Not that Younes attempts to do all this alone as he partners with outsiders to achieve his goals. Typical here is RHG’s work with PPHE, which, since 2002, has enjoyed a licence to operate Park Plaza properties across the EMEA sphere. Younes describes this newest phase of the relationship as an “extended strategic partnership”. Among other things, PPHE will have the right to leverage the full suite of RHG’s brands, including Radisson Collection and Radisson RED. More broadly, RHG will have access to the Park Plaza brand in certain regions, for which PPHE will enjoy a fee. The idea, explains Younes, is for the two companies to “complement each other vertically”.

Eyes on the prize

Beyond these external partnerships, Younes is pushing ahead with his own brands. That is true everywhere from the upscale Radisson Blu to the technology-minded Radisson RED. But it is arguably with prizeotel that the comprehensiveness of RHG’s development approach is most apparent. That is true, if nothing else, in terms of how long RHG has worked to define the offering, both for guests and owners. As Younes explains, his team has spent much of the last year reshaping prizeotel, a 2006-founded modern economy brand with a footprint across central Europe. This hard work has paid off.

Encompassing both single and family rooms, prizeotel is equally appropriate for business travellers and families, especially given the properties are strategically located near airports’ other travel hubs. No less important, Younes stresses that prizeotel is attractive for owners too. From in-house architects to engineers, RHG is keen to support investors across the development process, encompassing everything from concept planning to final openings. Boasting a lean operating model, and GOP margins of up to 50%, Younes adds that prizeotel offers “the experience of a mid-scale lifestyle product at the investment costs of an economy hotel”. Given all this, it makes sense that this is yet another brand destined for serious growth, with Younes hoping to shortly unveil around a dozen new prizeotel properties across the UK.

If confidence in the merits of his hotel group has remained a constant over his tenure as RHG’s development guru, Younes’s reliance on his team is surely another. Perhaps in preparation for prizeotel’s UK debut, the executive has expanded his development team in the country. That is similarly true in other markets, something Younes argues is vital to the continued success of his company.

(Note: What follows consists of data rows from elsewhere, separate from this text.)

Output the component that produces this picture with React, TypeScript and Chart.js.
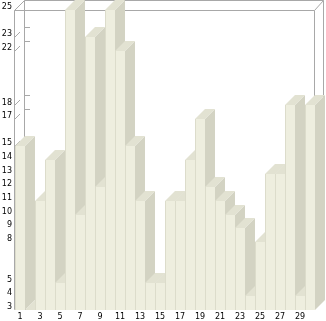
import React, { useEffect, useRef } from "react";
import { Chart, registerables } from "chart.js";

Chart.register(...registerables);

const categories = ["1","2","3","4","5","6","7","8","9","10","11","12","13","14","15","16","17","18","19","20","21","22","23","24","25","26","27","28","29","30"];
const values = [15,3,11,14,5,25,10,23,12,25,22,15,11,5,5,11,11,14,17,12,11,10,9,4,8,13,13,18,4,18];
const yTickValues = [3,4,5,8,9,10,11,12,13,14,15,17,18,22,23,25];
const xTickLabels = ["1","","3","","5","","7","","9","","11","","13","","15","","17","","19","","21","","23","","25","","27","","29",""];

const FRONT = "#eeeedf";
const SIDE = "#d3d3c3";
const TOP = "#e2e2d2";
const EDGE = "#dcdccb";
const FRAME = "#a8a8a8";
const DEPTH = 10;

const bars3d = {
  id: "bars3d",
  beforeDatasetsDraw(chart: any) {
    const { ctx, chartArea } = chart;
    const { left, right, top, bottom } = chartArea;
    const y = chart.scales.y;
    ctx.save();
    ctx.strokeStyle = FRAME;
    ctx.lineWidth = 1;
    ctx.beginPath();
    ctx.moveTo(left - 0.5, top + 0.5);
    ctx.lineTo(right - 0.5, top + 0.5);
    ctx.lineTo(right - 0.5, bottom - 0.5);
    ctx.lineTo(left - 0.5, bottom - 0.5);
    ctx.closePath();
    ctx.moveTo(left + DEPTH - 0.5, bottom - DEPTH);
    ctx.lineTo(left + DEPTH - 0.5, top - DEPTH + 0.5);
    ctx.lineTo(right + DEPTH - 1.5, top - DEPTH + 0.5);
    ctx.lineTo(right + DEPTH - 1.5, bottom - DEPTH);
    ctx.moveTo(left - 0.5, top + 0.5);
    ctx.lineTo(left + DEPTH - 0.5, top - DEPTH + 0.5);
    ctx.moveTo(right - 0.5, top + 0.5);
    ctx.lineTo(right + DEPTH - 1.5, top - DEPTH + 0.5);
    ctx.moveTo(right - 0.5, bottom - 0.5);
    ctx.lineTo(right + DEPTH - 1.5, bottom - DEPTH - 0.5);
    ctx.stroke();
    ctx.beginPath();
    for (const v of yTickValues) {
      const py = Math.round(y.getPixelForValue(v));
      ctx.moveTo(left, py);
      ctx.lineTo(left + 5, py - 5);
      ctx.moveTo(left + DEPTH, py - DEPTH + 0.5);
      ctx.lineTo(left + DEPTH + 5, py - DEPTH + 0.5);
    }
    ctx.stroke();
    ctx.restore();
  },
  afterDatasetsDraw(chart: any) {
    const { ctx, chartArea } = chart;
    const meta = chart.getDatasetMeta(0);
    const base = chartArea.bottom;
    ctx.save();
    meta.data.forEach((el: any) => {
      const x0 = Math.round(el.x - el.width / 2);
      const x1 = Math.round(el.x + el.width / 2);
      const yt = Math.round(el.y);
      ctx.fillStyle = SIDE;
      ctx.beginPath();
      ctx.moveTo(x1, yt);
      ctx.lineTo(x1 + DEPTH, yt - DEPTH);
      ctx.lineTo(x1 + DEPTH, base - DEPTH);
      ctx.lineTo(x1, base);
      ctx.closePath();
      ctx.fill();
      ctx.fillStyle = TOP;
      ctx.beginPath();
      ctx.moveTo(x0, yt);
      ctx.lineTo(x1, yt);
      ctx.lineTo(x1 + DEPTH, yt - DEPTH);
      ctx.lineTo(x0 + DEPTH, yt - DEPTH);
      ctx.closePath();
      ctx.fill();
      ctx.fillStyle = FRONT;
      ctx.fillRect(x0, yt, x1 - x0, base - yt);
      ctx.fillStyle = EDGE;
      ctx.fillRect(x0, yt, 1, base - yt);
    });
    ctx.restore();
  },
};

export default function App() {
  const ref = useRef<HTMLCanvasElement | null>(null);
  useEffect(() => {
    document.body.style.margin = "0";
    if (!ref.current) return;
    const chart = new Chart(ref.current, {
      type: "bar",
      data: {
        labels: categories,
        datasets: [
          {
            data: values,
            backgroundColor: "rgba(0,0,0,0)",
            borderWidth: 0,
            barPercentage: 1,
            categoryPercentage: 1,
          },
        ],
      },
      options: {
        animation: false,
        responsive: false,
        maintainAspectRatio: false,
        layout: { padding: { top: 10, right: 11, left: 0, bottom: 0 } },
        plugins: { legend: { display: false }, tooltip: { enabled: false } },
        scales: {
          x: {
            grid: { display: false, drawTicks: false },
            border: { display: false },
            ticks: {
              autoSkip: false,
              maxRotation: 0,
              minRotation: 0,
              padding: 2,
              color: "#000",
              font: { family: "DejaVu Sans", size: 8 },
              callback: (_v: any, i: number) => xTickLabels[i],
            },
            afterFit: (s: any) => {
              s.height = 11;
            },
          },
          y: {
            min: 3,
            max: 25,
            grid: { display: false, drawTicks: false },
            border: { display: false },
            afterBuildTicks: (s: any) => {
              s.ticks = yTickValues.map((v) => ({ value: v }));
            },
            ticks: {
              autoSkip: false,
              padding: 3,
              labelOffset: -3,
              color: "#000",
              font: { family: "DejaVu Sans", size: 8 },
            },
            afterFit: (s: any) => {
              s.width = 15;
            },
          },
        },
      },
      plugins: [bars3d],
    });
    return () => chart.destroy();
  }, []);
  return <canvas ref={ref} width={326} height={321} style={{ display: "block" }} />;
}
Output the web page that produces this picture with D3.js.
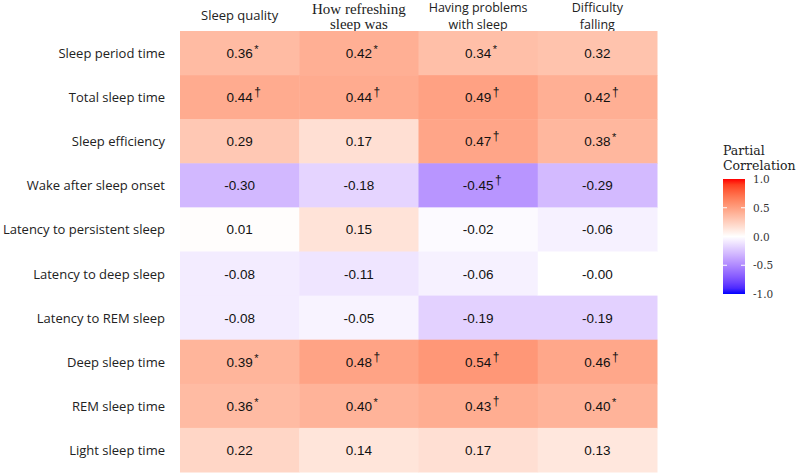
<!DOCTYPE html>
<html>
<head>
<meta charset="utf-8">
<script src="https://cdn.jsdelivr.net/npm/d3@7"></script>
<style>
  body { margin: 0; background: #fff; }
</style>
</head>
<body>
<div id="chart"></div>
<script>
// filas y columnas del heatmap
const rowLabels = ["Sleep period time", "Total sleep time", "Sleep efficiency", "Wake after sleep onset",
  "Latency to persistent sleep", "Latency to deep sleep", "Latency to REM sleep",
  "Deep sleep time", "REM sleep time", "Light sleep time"];
const colKeys = ["quality", "refreshing", "problems", "falling"];
const colHeaders = [["Sleep quality"], ["How refreshing", "sleep was"], ["Having problems", "with sleep"], ["Difficulty", "falling"]];

// correlaciones parciales por columna (mismo orden que rowLabels)
const quality    = [0.36, 0.44, 0.29, -0.30, 0.01, -0.08, -0.08, 0.39, 0.36, 0.22];
const refreshing = [0.42, 0.44, 0.17, -0.18, 0.15, -0.11, -0.05, 0.48, 0.40, 0.14];
const problems   = [0.34, 0.49, 0.47, -0.45, -0.02, -0.06, -0.19, 0.54, 0.43, 0.17];
const falling    = [0.32, 0.42, 0.38, -0.29, -0.06, -0.001, -0.19, 0.46, 0.40, 0.13];

// marcas de significancia
const qualitySig    = ["*", "†", "", "", "", "", "", "*", "*", ""];
const refreshingSig = ["*", "†", "", "", "", "", "", "†", "*", ""];
const problemsSig   = ["*", "†", "†", "†", "", "", "", "†", "†", ""];
const fallingSig    = ["", "†", "*", "", "", "", "", "†", "*", ""];

const legendTicks = [1.0, 0.5, 0.0, -0.5, -1.0];

const series = { quality, refreshing, problems, falling };
const sigs = { quality: qualitySig, refreshing: refreshingSig, problems: problemsSig, falling: fallingSig };

const data = [];
colKeys.forEach((k, j) => {
  series[k].forEach((v, i) => {
    data.push({ row: rowLabels[i], col: k, value: v, sig: sigs[k][i] });
  });
});

const W = 798, H = 474;
const gridLeft = 180, gridRight = 657, gridTop = 31, gridBottom = 472;

const svg = d3.select("#chart").append("svg")
  .attr("width", W)
  .attr("height", H);

const x = d3.scaleBand().domain(colKeys).range([gridLeft, gridRight]);
const y = d3.scaleBand().domain(rowLabels).range([gridTop, gridBottom]);

// escala divergente azul - blanco - rojo (interpolación Lab)
const color = d3.scaleLinear()
  .domain([-1, 0, 1])
  .range(["blue", "white", "red"])
  .interpolate(d3.interpolateLab)
  .clamp(true);

// encabezados de columna (se dibujan antes para que las celdas los tapen)
const headerFonts = ["'Open Sans', sans-serif", "'Liberation Serif', serif", "'Open Sans', sans-serif", "'Open Sans', sans-serif"];
colKeys.forEach((k, j) => {
  const lines = colHeaders[j];
  const ys = lines.length === 1 ? [20] : (j === 1 ? [14, 29] : [12, 29]);
  lines.forEach((l, li) => {
    svg.append("text")
      .attr("x", x(k) + x.bandwidth() / 2)
      .attr("y", ys[li])
      .attr("text-anchor", "middle")
      .attr("font-family", headerFonts[j])
      .style("font-size", j === 1 ? "15px" : (lines.length === 1 ? "13px" : "12.5px"))
      .attr("fill", "#222")
      .text(l);
  });
});

// celdas
svg.append("g").selectAll("rect")
  .data(data)
  .enter()
  .append("rect")
  .attr("x", d => x(d.col))
  .attr("y", d => y(d.row))
  .attr("width", x.bandwidth() + 0.5)
  .attr("height", y.bandwidth() + 0.5)
  .style("fill", d => color(d.value));

// valores
const labels = svg.append("g").selectAll("g")
  .data(data)
  .enter()
  .append("g");

labels.append("text")
  .attr("class", "val")
  .attr("x", d => x(d.col) + x.bandwidth() / 2)
  .attr("y", d => y(d.row) + y.bandwidth() / 2 + 5)
  .attr("text-anchor", "middle")
  .attr("font-family", "'Liberation Sans', Arial, sans-serif")
  .style("font-size", "13.5px")
  .attr("fill", "#111")
  .text(d => d.value.toFixed(2));

labels.each(function (d) {
  if (!d.sig) return;
  const g = d3.select(this);
  const w = g.select("text.val").node().getComputedTextLength();
  g.append("text")
    .attr("x", x(d.col) + x.bandwidth() / 2 + w / 2 + 1.5)
    .attr("y", y(d.row) + y.bandwidth() / 2 + (d.sig === "*" ? 0 : -1))
    .attr("font-family", "'Liberation Sans', Arial, sans-serif")
    .style("font-size", d.sig === "*" ? "11px" : "12px")
    .attr("fill", "#111")
    .text(d.sig);
});

// etiquetas de fila
svg.append("g").selectAll("text")
  .data(rowLabels)
  .enter()
  .append("text")
  .attr("x", 165)
  .attr("y", d => y(d) + y.bandwidth() / 2 + 5)
  .attr("text-anchor", "end")
  .attr("font-family", "'Open Sans', sans-serif")
  .style("font-size", "13px")
  .attr("fill", "#222")
  .text(d => d);

// leyenda
const lx = 723, lw = 22, ly0 = 179, ly1 = 294;
const ly = d3.scaleLinear().domain([1, -1]).range([ly0, ly1]);

const defs = svg.append("defs");
const grad = defs.append("linearGradient")
  .attr("id", "legendGrad")
  .attr("x1", 0).attr("y1", 0).attr("x2", 0).attr("y2", 1);
d3.range(0, 21).forEach(i => {
  const v = 1 - i / 10;
  grad.append("stop").attr("offset", (i / 20 * 100) + "%").attr("stop-color", color(v));
});

svg.append("rect")
  .attr("x", lx).attr("y", ly0)
  .attr("width", lw).attr("height", ly1 - ly0)
  .style("fill", "url(#legendGrad)");

legendTicks.forEach(t => {
  if (Math.abs(t) === 1) return;
  svg.append("line")
    .attr("x1", lx).attr("x2", lx + 4)
    .attr("y1", ly(t)).attr("y2", ly(t))
    .style("stroke", "white").style("stroke-width", 1);
  svg.append("line")
    .attr("x1", lx + lw - 4).attr("x2", lx + lw)
    .attr("y1", ly(t)).attr("y2", ly(t))
    .style("stroke", "white").style("stroke-width", 1);
});

svg.append("g").selectAll("text")
  .data(legendTicks)
  .enter()
  .append("text")
  .attr("x", 753)
  .attr("y", d => ly(d) + 4)
  .attr("font-family", "'DejaVu Serif', serif")
  .style("font-size", "10.5px")
  .attr("fill", "#333")
  .text(d => d.toFixed(1));

svg.append("text")
  .attr("x", lx)
  .attr("y", 155)
  .attr("font-family", "'DejaVu Serif', serif")
  .style("font-size", "12.5px")
  .attr("fill", "#222")
  .text("Partial");
svg.append("text")
  .attr("x", lx)
  .attr("y", 170)
  .attr("font-family", "'DejaVu Serif', serif")
  .style("font-size", "12.5px")
  .attr("fill", "#222")
  .text("Correlation");
</script>
</body>
</html>
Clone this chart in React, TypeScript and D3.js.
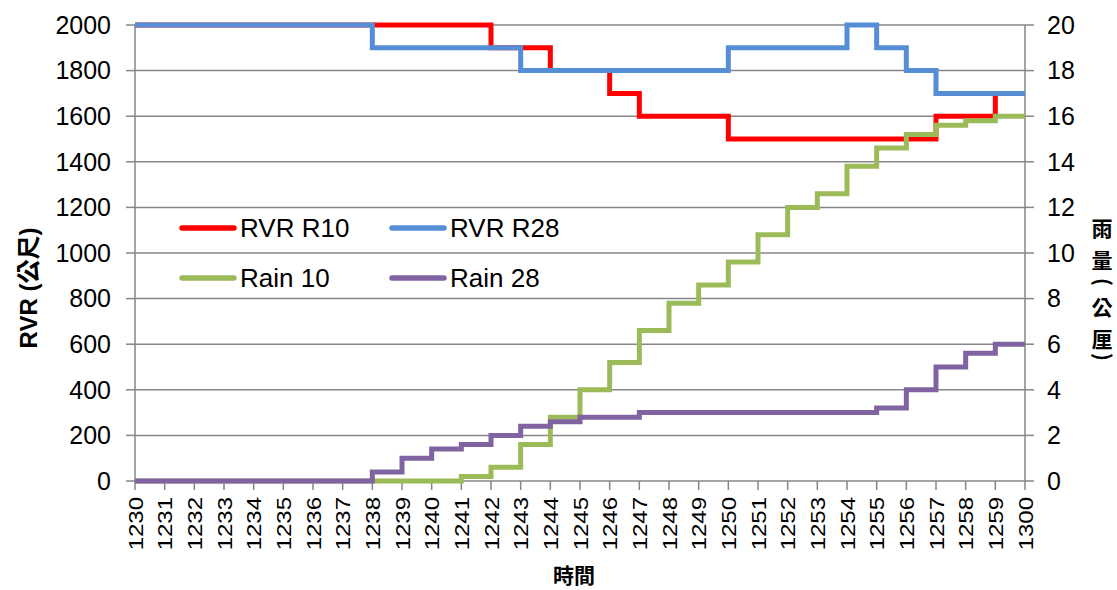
import React from "react";
import * as d3 from "d3";

const times = ["1230","1231","1232","1233","1234","1235","1236","1237","1238","1239","1240","1241","1242","1243","1244","1245","1246","1247","1248","1249","1250","1251","1252","1253","1254","1255","1256","1257","1258","1259","1300"];
const rvrR10 = [2000,2000,2000,2000,2000,2000,2000,2000,2000,2000,2000,2000,1900,1900,1800,1800,1700,1600,1600,1600,1500,1500,1500,1500,1500,1500,1500,1600,1600,1700,1700];
const rvrR28 = [2000,2000,2000,2000,2000,2000,2000,2000,1900,1900,1900,1900,1900,1800,1800,1800,1800,1800,1800,1800,1900,1900,1900,1900,2000,1900,1800,1700,1700,1700,1700];
const rain10 = [0,0,0,0,0,0,0,0,0,0,0,0.2,0.6,1.6,2.8,4.0,5.2,6.6,7.8,8.6,9.6,10.8,12.0,12.6,13.8,14.6,15.2,15.6,15.8,16.0,16.0];
const rain28 = [0,0,0,0,0,0,0,0,0.4,1.0,1.4,1.6,2.0,2.4,2.6,2.8,2.8,3.0,3.0,3.0,3.0,3.0,3.0,3.0,3.0,3.2,4.0,5.0,5.6,6.0,6.0];
const leftTicks = [0,200,400,600,800,1000,1200,1400,1600,1800,2000];
const rightTicks = [0,2,4,6,8,10,12,14,16,18,20];
const rightTitle = ["雨","量","(","公","厘",")"];

const series = [
  { name: "RVR R10", values: rvrR10, axis: "left", color: "#FF0000" },
  { name: "RVR R28", values: rvrR28, axis: "left", color: "#558ED5" },
  { name: "Rain 10", values: rain10, axis: "right", color: "#9BBB59" },
  { name: "Rain 28", values: rain28, axis: "right", color: "#8064A2" },
];

export default function App() {
  const L = 135, R = 1025, T = 25, B = 481;
  const x = d3.scaleLinear().domain([0, times.length - 1]).range([L, R]);
  const yL = d3.scaleLinear().domain([0, 2000]).range([B, T]);
  const yR = d3.scaleLinear().domain([0, 20]).range([B, T]);
  const grid = "#868686";
  const font = "Arial, 'Liberation Sans', sans-serif";
  const cjk = "'Noto Sans CJK TC', 'Noto Sans CJK SC', sans-serif";

  const legend = [
    { s: series[0], lx: 182, ly: 228 },
    { s: series[1], lx: 392, ly: 228 },
    { s: series[2], lx: 182, ly: 278 },
    { s: series[3], lx: 392, ly: 278 },
  ];
  const titleY = [229, 261, 282, 308, 340, 357];

  return (
    <svg width={1117} height={590} style={{ position: "absolute", left: 0, top: 0, background: "#fff" }} fontFamily={font}>
      {leftTicks.map((t) => (
        <line key={"g" + t} x1={L} x2={R} y1={yL(t)} y2={yL(t)} stroke={grid} strokeWidth={1.5} />
      ))}
      <line x1={L} x2={L} y1={T} y2={B} stroke={grid} strokeWidth={1.5} />
      <line x1={R} x2={R} y1={T} y2={B} stroke={grid} strokeWidth={1.5} />
      {leftTicks.map((t) => (
        <g key={"l" + t}>
          <line x1={L - 9} x2={L} y1={yL(t)} y2={yL(t)} stroke={grid} strokeWidth={1.5} />
          <text x={L - 24} y={yL(t)} dy="0.35em" textAnchor="end" fontSize={25}>{t}</text>
        </g>
      ))}
      {rightTicks.map((t) => (
        <g key={"r" + t}>
          <line x1={R} x2={R + 9} y1={yR(t)} y2={yR(t)} stroke={grid} strokeWidth={1.5} />
          <text x={R + 22} y={yR(t)} dy="0.35em" textAnchor="start" fontSize={25}>{t}</text>
        </g>
      ))}
      {times.map((t, i) => (
        <g key={"x" + t}>
          <line x1={x(i)} x2={x(i)} y1={B} y2={B + 9} stroke={grid} strokeWidth={1.5} />
          <text transform={`translate(${x(i) + 7.5},${B + 16}) rotate(-90) scale(1.2,1)`} textAnchor="end" fontSize={20}>{t}</text>
        </g>
      ))}
      {series.map((s) => {
        const ys = s.axis === "left" ? yL : yR;
        const line = d3.line<number>().x((_, i) => x(i)).y((v) => ys(v)).curve(d3.curveStepAfter);
        return <path key={s.name} d={line(s.values) || ""} fill="none" stroke={s.color} strokeWidth={5} />;
      })}
      {legend.map(({ s, lx, ly }) => (
        <g key={"lg" + s.name}>
          <line x1={lx} x2={lx + 52} y1={ly} y2={ly} stroke={s.color} strokeWidth={5.5} strokeLinecap="round" />
          <text x={lx + 58} y={ly} dy="0.35em" fontSize={26}>{s.name}</text>
        </g>
      ))}
      <text transform={`translate(37,288) rotate(-90)`} textAnchor="middle" fontSize={24} fontWeight="bold" fontFamily={`Arial, 'Liberation Sans', ${cjk}`}>RVR (公尺)</text>
      <g fontSize={21} fontWeight="bold" fontFamily={cjk}>
        {rightTitle.map((c, i) => {
          const isParen = c === "(" || c === ")";
          return (
            <text key={"t" + i} transform={`translate(1102,${titleY[i]}) rotate(${isParen ? 90 : 0})`} textAnchor="middle" dy="0.35em">{c}</text>
          );
        })}
      </g>
      <text x={574} y={583} textAnchor="middle" fontSize={21} fontWeight="bold" fontFamily={cjk}>時間</text>
    </svg>
  );
}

“You need to be committed to your people for them to commit back to you,” he says. “It’s very important to have confidence in your team – one of our key values is that we grow people and people grow us.” Given RHG hopes to have 115,000 rooms in the EMEA market alone by 2025, you have to think they do.

Visible from space

Between the broad trajectory of RHG’s development plans and the imminent rise of revamped brands, Younes and his optimism may be utterly unbowed. Yet, it is obvious that he is too thoughtful for that. As he says, mistakes are bound to happen, but what matters is to turn errors into “learnings” that can sharpen future projects. “You must tolerate people making mistakes,” he stresses, “so long as you learn from them and move forward constructively.”

This attitude seems fair. In an industry as fast-paced as hospitality, the odd misstep is probably inevitable. What matters is the general direction of travel and, here, not even the biggest cynic could accuse RHG of going wrong. No wonder Younes is so excited about what his employer has planned in the months and years ahead. Asia-Pacific is a particular area of focus, he says, noting that “the scale of the opportunity in that part of the world is gigantic”.

With tourism booming in places like the Philippines, and Beijing likely to emerge from its Covid-induced straitjacket sooner or later, it makes sense that RHG hopes to see its Chinese portfolio rise to 1,000 properties by the middle of the decade. With numbers like that, how could anyone fail to be optimistic?